New Norwegian rules on the addition of vitamins and minerals and other substances to food and food supplements will compromise the functioning of the EU single market, warns ESSNA.
Set to enter into force in January 2020, the new Norwegian regulatory framework includes several provisions that do not abide by EU rules and will affect the trade of supplements and other foods between Norway and the EU, thus compromising the functioning of the single market: The regulation would close the Norwegian market to certain foods and supplements from the EEA Member States, with significant impact on EU businesses, particularly SMEs, and reducing Norwegian consumers ‘access to safe European products, cautions ESSNA.
The new Norwegian rules establish controversial measures disputed by the industry. Among others, the legislation establishes a “closed” list of substances allowed to be used in food and food supplements, which means that anything not included is not allowed. This list leaves out a number of safe substances commonly used in supplements and foods in EU Member States and requires companies to ask for pre-authorisation to be able to sell products to which these substances are added. The legislation also sets maximum allowed levels for substances included on the list at lower levels than what is accepted and applied in other EU Member States based on extensive safety assessments.
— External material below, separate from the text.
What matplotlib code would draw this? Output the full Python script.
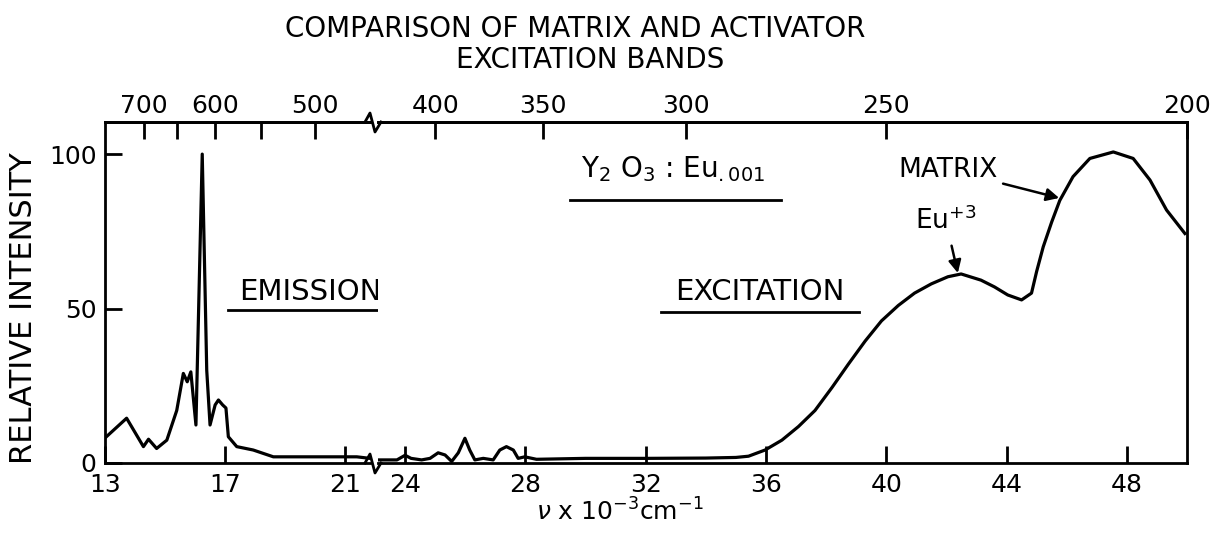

According to ESSNA, Norway has been warned by the industry’s trade associations of the risks for the single market but has failed to address the concerns expressed by the industry, instead moving forward with its plan to start applying the regulation in 2020.
Adam Carey, ESSNA’s Chair said:
“These provisions have no room in the single market if we want to ensure its correct functioning. They present a challenge for the industry and set a bad precedent for other EEA members that may follow by establishing similar regulations of their own. We ask Norway to reconsider the current text of the legislation and, at the very least, to respect the mutual recognition principle by ensuring that products lawfully commercialise in the EU can be sold in Norway”
The supplements and active nutrition industries are calling on Norway to reconsider the text of the regulations to ensure coherence with the EU single market and to ensure that EU products have access to Norway.